**Source data**
'''
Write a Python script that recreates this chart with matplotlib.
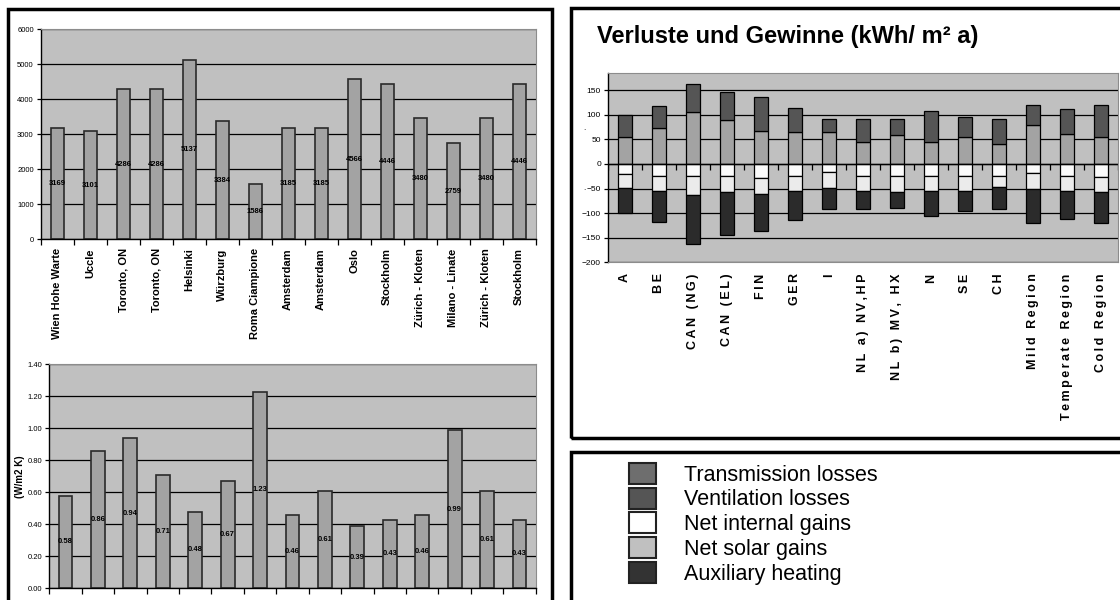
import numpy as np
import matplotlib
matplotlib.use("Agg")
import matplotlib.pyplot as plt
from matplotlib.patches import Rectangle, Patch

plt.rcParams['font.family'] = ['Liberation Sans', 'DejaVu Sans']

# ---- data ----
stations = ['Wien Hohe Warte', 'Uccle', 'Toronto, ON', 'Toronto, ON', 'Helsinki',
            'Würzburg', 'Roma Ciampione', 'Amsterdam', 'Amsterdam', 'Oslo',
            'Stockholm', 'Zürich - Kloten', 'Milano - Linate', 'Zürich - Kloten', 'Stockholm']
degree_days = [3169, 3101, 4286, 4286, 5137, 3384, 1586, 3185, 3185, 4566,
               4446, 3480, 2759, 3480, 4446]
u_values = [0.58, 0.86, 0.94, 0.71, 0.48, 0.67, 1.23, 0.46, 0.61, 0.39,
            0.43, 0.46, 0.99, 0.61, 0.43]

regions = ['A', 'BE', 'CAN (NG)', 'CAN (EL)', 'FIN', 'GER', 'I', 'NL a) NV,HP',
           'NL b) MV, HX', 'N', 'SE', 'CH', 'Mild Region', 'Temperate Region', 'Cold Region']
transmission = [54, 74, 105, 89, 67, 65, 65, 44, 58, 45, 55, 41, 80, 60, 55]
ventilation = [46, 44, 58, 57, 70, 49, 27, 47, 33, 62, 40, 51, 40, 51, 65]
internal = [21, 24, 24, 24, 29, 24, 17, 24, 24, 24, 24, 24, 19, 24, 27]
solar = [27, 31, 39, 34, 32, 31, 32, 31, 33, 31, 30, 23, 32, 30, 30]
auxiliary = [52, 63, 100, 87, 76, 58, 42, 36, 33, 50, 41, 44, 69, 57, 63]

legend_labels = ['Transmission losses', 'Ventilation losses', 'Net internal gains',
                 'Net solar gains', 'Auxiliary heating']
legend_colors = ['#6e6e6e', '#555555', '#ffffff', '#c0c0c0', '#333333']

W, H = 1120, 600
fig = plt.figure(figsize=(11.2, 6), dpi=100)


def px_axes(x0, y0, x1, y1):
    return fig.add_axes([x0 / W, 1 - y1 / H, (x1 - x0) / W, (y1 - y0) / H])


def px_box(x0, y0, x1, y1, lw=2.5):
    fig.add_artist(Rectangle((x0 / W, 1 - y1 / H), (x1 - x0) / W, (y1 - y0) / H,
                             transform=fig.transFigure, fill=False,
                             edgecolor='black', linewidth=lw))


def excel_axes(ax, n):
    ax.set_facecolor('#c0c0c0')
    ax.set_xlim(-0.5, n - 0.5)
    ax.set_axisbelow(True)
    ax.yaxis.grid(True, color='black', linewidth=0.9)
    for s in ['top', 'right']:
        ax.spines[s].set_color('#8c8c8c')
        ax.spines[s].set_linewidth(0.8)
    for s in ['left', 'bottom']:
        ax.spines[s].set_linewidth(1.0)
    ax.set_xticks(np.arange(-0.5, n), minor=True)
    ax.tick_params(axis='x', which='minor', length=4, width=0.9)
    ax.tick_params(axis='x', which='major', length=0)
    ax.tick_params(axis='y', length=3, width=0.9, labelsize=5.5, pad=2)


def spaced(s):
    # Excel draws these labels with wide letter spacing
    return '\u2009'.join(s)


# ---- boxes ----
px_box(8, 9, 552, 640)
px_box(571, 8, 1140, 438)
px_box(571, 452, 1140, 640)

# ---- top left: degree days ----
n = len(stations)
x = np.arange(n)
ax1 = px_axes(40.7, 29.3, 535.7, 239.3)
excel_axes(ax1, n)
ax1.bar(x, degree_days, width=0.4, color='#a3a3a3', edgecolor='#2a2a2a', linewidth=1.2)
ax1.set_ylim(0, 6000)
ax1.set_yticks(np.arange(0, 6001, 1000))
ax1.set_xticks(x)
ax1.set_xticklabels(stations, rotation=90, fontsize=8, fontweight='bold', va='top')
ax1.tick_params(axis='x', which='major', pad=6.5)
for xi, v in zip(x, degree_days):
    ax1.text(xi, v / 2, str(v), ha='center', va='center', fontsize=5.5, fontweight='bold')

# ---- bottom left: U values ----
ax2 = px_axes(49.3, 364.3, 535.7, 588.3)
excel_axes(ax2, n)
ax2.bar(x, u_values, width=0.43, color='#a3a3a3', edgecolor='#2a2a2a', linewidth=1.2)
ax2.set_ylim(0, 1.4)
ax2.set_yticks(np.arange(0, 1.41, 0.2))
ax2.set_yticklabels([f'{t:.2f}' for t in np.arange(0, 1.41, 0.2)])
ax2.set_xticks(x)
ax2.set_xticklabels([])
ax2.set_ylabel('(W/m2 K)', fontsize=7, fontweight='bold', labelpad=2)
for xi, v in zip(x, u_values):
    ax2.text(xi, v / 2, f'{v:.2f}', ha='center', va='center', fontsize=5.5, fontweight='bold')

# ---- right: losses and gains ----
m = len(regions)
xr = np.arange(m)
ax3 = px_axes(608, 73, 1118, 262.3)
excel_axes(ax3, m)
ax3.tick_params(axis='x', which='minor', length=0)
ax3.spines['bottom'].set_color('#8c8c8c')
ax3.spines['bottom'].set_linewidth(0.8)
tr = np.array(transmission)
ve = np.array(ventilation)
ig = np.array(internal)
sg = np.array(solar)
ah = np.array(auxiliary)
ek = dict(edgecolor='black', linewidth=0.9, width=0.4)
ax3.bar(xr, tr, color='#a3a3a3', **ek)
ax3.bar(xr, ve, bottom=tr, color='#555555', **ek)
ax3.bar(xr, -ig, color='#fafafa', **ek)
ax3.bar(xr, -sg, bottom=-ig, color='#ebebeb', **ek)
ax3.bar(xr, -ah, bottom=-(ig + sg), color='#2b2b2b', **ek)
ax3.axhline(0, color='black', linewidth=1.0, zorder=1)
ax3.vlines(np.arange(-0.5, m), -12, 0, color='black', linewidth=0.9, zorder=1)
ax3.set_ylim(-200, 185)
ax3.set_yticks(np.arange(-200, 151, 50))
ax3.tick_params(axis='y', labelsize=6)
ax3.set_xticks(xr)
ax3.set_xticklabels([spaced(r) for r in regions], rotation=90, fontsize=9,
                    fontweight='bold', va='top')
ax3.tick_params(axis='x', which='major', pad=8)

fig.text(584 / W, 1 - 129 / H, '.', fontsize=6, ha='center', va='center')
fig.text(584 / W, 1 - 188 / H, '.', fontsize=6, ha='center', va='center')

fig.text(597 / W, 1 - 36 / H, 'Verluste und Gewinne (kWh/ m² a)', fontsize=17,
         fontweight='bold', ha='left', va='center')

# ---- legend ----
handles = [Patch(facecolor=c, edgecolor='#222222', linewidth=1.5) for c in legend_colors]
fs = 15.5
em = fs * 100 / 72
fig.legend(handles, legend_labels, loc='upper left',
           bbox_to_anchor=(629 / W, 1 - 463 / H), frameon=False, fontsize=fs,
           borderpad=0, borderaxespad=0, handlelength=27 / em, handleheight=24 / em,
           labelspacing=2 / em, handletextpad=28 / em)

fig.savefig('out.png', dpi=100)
'''
**Goal**
Where a line contains the string "matplotlib", extract that line.

**Worked solution**
Write a Python script that recreates this chart with matplotlib.
import matplotlib
matplotlib.use("Agg")
import matplotlib.pyplot as plt
from matplotlib.patches import Rectangle, Patch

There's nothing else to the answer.